▶ Requirements
Everything from the first line of the data through the line with "35.6, 34.43, 34.43];" is to be echoed exactly, minus the pictures.

** start **

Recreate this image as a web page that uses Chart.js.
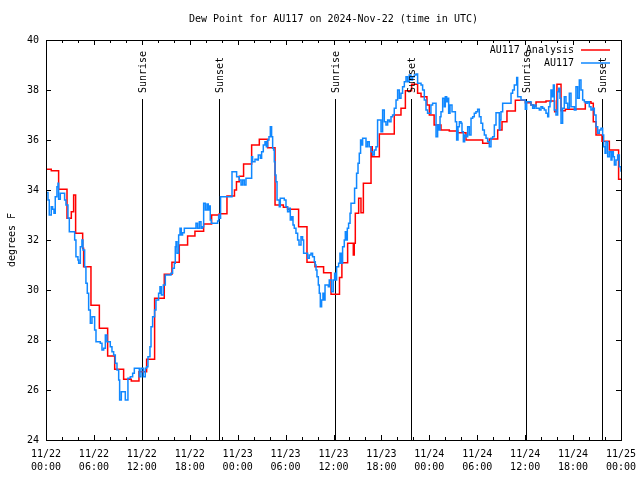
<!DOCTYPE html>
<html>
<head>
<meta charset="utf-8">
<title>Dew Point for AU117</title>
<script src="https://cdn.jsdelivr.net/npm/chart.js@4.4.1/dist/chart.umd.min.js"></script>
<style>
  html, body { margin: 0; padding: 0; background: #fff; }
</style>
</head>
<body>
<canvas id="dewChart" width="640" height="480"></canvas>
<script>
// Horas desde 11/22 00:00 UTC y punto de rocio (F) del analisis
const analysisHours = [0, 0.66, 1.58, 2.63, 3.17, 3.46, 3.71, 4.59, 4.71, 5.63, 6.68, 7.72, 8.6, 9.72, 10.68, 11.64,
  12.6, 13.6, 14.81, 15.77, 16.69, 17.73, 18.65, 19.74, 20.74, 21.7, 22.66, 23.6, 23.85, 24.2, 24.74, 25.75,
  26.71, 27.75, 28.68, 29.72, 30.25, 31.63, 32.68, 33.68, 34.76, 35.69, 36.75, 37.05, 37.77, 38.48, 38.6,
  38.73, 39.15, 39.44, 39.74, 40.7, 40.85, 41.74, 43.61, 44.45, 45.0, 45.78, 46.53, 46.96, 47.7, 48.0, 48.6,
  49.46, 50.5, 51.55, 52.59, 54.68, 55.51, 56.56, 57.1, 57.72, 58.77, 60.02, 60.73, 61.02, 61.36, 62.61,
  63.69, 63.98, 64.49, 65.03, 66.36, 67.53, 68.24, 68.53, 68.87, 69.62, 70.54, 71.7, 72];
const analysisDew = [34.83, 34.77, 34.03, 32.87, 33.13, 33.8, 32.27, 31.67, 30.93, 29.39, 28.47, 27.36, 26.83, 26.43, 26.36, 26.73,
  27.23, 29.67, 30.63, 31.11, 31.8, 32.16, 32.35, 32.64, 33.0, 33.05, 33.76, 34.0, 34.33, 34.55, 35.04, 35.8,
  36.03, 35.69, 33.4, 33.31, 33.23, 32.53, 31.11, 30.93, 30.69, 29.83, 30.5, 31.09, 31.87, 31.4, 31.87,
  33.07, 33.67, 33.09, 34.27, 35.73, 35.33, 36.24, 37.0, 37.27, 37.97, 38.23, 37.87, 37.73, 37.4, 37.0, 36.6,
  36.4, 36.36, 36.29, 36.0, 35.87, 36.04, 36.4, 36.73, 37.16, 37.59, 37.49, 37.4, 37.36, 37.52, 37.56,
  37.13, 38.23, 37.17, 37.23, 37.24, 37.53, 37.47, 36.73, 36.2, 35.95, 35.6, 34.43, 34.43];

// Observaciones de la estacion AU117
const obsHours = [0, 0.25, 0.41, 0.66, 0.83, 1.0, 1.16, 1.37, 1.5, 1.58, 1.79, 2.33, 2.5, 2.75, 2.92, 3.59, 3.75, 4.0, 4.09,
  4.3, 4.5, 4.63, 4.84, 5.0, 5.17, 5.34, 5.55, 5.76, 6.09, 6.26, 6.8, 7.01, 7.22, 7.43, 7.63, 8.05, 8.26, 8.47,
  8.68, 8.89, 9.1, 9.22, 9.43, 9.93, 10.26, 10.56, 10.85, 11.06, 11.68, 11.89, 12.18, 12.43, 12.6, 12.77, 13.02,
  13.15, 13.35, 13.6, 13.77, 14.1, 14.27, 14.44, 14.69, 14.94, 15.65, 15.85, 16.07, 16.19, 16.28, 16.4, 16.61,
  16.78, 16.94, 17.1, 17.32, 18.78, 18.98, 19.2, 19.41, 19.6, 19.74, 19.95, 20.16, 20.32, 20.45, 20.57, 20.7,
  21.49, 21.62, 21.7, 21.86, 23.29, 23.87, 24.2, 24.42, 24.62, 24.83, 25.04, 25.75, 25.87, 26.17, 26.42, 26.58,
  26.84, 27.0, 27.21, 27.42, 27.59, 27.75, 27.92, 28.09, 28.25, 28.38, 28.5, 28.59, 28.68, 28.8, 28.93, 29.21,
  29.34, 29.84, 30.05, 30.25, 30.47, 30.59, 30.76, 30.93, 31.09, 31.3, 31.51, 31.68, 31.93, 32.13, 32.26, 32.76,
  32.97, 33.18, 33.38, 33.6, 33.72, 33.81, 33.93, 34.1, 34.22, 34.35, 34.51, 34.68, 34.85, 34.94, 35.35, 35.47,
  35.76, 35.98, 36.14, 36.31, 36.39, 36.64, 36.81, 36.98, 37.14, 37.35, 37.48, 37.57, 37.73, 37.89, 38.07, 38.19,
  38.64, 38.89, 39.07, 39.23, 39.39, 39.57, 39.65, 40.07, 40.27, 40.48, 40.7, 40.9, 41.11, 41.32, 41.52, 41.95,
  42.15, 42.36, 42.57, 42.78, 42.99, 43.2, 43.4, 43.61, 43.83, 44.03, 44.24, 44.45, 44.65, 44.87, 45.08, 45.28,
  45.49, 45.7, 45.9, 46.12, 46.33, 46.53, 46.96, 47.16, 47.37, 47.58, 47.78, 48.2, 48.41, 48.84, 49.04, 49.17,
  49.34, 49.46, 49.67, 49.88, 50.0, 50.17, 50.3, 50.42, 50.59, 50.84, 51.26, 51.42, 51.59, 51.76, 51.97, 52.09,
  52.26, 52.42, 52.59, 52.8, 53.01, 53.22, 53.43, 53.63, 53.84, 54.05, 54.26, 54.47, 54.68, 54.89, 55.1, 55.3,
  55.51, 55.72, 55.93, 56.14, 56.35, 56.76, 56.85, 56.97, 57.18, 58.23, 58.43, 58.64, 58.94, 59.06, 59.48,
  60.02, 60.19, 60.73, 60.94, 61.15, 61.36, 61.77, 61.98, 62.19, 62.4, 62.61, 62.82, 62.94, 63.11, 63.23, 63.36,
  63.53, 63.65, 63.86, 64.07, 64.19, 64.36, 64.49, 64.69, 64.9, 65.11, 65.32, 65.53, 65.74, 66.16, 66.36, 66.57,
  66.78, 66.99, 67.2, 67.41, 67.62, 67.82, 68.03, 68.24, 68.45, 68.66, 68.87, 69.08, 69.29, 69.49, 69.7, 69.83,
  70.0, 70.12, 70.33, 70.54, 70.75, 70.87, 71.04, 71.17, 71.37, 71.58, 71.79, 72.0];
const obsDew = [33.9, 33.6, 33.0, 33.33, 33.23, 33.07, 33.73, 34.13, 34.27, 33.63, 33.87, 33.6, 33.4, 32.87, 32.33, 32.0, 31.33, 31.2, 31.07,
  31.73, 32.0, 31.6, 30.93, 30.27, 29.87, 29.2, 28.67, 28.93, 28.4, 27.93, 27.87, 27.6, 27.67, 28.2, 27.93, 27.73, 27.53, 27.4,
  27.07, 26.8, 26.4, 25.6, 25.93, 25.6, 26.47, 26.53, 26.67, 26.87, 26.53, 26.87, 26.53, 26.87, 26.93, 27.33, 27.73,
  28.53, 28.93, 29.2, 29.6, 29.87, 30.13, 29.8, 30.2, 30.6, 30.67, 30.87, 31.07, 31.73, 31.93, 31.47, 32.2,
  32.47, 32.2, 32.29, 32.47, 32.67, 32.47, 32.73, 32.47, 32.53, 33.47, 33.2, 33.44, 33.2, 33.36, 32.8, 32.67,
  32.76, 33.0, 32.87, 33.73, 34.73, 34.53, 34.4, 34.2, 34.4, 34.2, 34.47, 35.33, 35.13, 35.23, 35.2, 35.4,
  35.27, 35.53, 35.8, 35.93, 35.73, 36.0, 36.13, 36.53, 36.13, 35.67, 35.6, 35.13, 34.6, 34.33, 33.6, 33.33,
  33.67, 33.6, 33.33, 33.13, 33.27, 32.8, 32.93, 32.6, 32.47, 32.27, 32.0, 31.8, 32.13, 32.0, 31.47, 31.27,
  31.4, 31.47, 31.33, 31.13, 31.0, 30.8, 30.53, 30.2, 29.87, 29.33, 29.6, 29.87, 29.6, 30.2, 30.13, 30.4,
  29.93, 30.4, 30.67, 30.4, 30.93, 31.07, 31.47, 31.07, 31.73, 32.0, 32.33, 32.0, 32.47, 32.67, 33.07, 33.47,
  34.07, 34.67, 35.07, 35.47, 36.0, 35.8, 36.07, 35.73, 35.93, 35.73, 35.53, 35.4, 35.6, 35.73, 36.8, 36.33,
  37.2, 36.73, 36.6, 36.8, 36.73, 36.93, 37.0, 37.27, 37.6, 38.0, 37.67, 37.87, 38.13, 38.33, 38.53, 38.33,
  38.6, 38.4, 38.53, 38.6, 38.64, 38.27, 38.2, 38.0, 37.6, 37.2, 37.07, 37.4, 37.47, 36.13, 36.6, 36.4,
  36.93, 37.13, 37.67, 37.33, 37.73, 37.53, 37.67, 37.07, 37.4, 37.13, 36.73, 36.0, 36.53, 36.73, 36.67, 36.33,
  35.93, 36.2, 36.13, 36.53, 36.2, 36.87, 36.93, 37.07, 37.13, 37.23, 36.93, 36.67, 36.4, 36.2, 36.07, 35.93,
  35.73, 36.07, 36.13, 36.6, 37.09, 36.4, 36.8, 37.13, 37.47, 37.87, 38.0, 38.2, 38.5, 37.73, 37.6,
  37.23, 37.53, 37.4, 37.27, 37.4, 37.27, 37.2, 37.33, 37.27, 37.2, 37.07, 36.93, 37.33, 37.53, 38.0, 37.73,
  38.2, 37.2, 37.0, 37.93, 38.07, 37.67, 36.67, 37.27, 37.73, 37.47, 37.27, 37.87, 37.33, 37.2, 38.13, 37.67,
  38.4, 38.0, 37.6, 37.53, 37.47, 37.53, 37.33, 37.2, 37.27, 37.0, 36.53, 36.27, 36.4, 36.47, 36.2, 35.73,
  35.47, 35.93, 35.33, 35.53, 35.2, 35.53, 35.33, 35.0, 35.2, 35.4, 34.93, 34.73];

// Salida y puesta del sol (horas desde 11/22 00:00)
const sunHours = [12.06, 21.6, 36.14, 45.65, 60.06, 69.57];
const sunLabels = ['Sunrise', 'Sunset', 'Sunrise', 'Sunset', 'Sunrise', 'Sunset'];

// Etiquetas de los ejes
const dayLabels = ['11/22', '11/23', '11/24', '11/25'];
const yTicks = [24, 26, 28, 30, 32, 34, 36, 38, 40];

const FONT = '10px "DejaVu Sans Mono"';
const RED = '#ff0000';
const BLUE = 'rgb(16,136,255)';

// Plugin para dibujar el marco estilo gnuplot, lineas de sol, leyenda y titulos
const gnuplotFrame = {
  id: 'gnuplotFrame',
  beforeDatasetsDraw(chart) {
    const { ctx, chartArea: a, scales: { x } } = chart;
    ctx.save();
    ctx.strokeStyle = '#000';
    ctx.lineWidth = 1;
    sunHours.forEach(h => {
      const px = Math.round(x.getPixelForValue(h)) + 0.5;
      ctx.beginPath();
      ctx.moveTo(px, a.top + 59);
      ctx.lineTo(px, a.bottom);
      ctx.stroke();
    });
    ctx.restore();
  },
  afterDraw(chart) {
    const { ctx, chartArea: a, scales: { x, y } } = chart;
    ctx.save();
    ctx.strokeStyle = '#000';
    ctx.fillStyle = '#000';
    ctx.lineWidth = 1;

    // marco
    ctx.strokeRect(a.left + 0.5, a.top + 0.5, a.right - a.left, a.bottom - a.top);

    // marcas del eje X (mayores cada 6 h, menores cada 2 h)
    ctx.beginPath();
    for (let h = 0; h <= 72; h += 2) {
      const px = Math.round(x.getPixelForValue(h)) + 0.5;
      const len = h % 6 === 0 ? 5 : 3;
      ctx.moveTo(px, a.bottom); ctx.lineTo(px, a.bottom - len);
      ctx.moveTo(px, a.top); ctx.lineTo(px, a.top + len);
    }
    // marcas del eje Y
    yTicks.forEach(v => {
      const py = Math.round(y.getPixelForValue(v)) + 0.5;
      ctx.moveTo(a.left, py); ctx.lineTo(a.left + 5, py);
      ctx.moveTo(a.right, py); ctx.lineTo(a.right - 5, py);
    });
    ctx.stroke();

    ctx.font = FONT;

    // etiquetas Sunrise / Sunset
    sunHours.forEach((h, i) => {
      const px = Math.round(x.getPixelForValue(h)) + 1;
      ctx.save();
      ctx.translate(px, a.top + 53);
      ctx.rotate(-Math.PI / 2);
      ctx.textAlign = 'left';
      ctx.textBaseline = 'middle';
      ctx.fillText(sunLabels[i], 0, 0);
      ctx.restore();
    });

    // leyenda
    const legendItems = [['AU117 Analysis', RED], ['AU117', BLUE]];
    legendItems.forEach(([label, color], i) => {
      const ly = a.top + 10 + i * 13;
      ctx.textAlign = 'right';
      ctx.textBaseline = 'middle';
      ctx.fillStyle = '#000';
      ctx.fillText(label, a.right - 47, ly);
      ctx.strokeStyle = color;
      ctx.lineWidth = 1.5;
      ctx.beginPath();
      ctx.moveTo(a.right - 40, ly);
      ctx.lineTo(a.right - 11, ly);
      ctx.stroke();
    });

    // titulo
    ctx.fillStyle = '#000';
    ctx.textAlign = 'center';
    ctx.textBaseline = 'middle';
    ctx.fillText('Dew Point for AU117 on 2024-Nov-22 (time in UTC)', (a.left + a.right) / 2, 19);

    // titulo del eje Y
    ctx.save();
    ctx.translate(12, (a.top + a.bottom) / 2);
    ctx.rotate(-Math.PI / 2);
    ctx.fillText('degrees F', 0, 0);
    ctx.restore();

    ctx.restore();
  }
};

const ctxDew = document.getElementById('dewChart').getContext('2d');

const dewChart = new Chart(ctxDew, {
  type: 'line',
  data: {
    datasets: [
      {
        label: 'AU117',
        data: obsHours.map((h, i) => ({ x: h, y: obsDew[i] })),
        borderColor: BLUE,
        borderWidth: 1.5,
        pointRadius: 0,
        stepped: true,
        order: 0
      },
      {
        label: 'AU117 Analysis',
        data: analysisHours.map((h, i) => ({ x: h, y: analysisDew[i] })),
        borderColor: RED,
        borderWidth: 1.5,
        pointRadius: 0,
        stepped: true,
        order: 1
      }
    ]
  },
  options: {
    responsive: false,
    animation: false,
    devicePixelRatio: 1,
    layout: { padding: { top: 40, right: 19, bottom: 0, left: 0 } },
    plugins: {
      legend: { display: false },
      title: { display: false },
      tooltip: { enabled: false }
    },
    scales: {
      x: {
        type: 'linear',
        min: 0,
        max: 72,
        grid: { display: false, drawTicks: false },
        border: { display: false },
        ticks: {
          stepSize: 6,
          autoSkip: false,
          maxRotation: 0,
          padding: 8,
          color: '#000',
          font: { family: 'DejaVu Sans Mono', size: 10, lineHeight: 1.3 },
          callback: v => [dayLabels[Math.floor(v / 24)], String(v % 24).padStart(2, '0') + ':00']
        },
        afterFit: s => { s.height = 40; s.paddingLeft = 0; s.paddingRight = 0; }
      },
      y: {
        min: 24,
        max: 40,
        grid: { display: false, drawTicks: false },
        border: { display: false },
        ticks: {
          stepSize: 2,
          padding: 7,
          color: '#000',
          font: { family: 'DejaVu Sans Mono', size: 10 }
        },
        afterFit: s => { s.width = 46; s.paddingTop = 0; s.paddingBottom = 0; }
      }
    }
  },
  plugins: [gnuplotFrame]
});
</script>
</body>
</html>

** end **

▶ Full output
Recreate this image as a web page that uses Chart.js.
<!DOCTYPE html>
<html>
<head>
<meta charset="utf-8">
<title>Dew Point for AU117</title>
<script src="https://cdn.jsdelivr.net/npm/chart.js@4.4.1/dist/chart.umd.min.js"></script>
<style>
  html, body { margin: 0; padding: 0; background: #fff; }
</style>
</head>
<body>
<canvas id="dewChart" width="640" height="480"></canvas>
<script>
// Horas desde 11/22 00:00 UTC y punto de rocio (F) del analisis
const analysisHours = [0, 0.66, 1.58, 2.63, 3.17, 3.46, 3.71, 4.59, 4.71, 5.63, 6.68, 7.72, 8.6, 9.72, 10.68, 11.64,
  12.6, 13.6, 14.81, 15.77, 16.69, 17.73, 18.65, 19.74, 20.74, 21.7, 22.66, 23.6, 23.85, 24.2, 24.74, 25.75,
  26.71, 27.75, 28.68, 29.72, 30.25, 31.63, 32.68, 33.68, 34.76, 35.69, 36.75, 37.05, 37.77, 38.48, 38.6,
  38.73, 39.15, 39.44, 39.74, 40.7, 40.85, 41.74, 43.61, 44.45, 45.0, 45.78, 46.53, 46.96, 47.7, 48.0, 48.6,
  49.46, 50.5, 51.55, 52.59, 54.68, 55.51, 56.56, 57.1, 57.72, 58.77, 60.02, 60.73, 61.02, 61.36, 62.61,
  63.69, 63.98, 64.49, 65.03, 66.36, 67.53, 68.24, 68.53, 68.87, 69.62, 70.54, 71.7, 72];
const analysisDew = [34.83, 34.77, 34.03, 32.87, 33.13, 33.8, 32.27, 31.67, 30.93, 29.39, 28.47, 27.36, 26.83, 26.43, 26.36, 26.73,
  27.23, 29.67, 30.63, 31.11, 31.8, 32.16, 32.35, 32.64, 33.0, 33.05, 33.76, 34.0, 34.33, 34.55, 35.04, 35.8,
  36.03, 35.69, 33.4, 33.31, 33.23, 32.53, 31.11, 30.93, 30.69, 29.83, 30.5, 31.09, 31.87, 31.4, 31.87,
  33.07, 33.67, 33.09, 34.27, 35.73, 35.33, 36.24, 37.0, 37.27, 37.97, 38.23, 37.87, 37.73, 37.4, 37.0, 36.6,
  36.4, 36.36, 36.29, 36.0, 35.87, 36.04, 36.4, 36.73, 37.16, 37.59, 37.49, 37.4, 37.36, 37.52, 37.56,
  37.13, 38.23, 37.17, 37.23, 37.24, 37.53, 37.47, 36.73, 36.2, 35.95, 35.6, 34.43, 34.43];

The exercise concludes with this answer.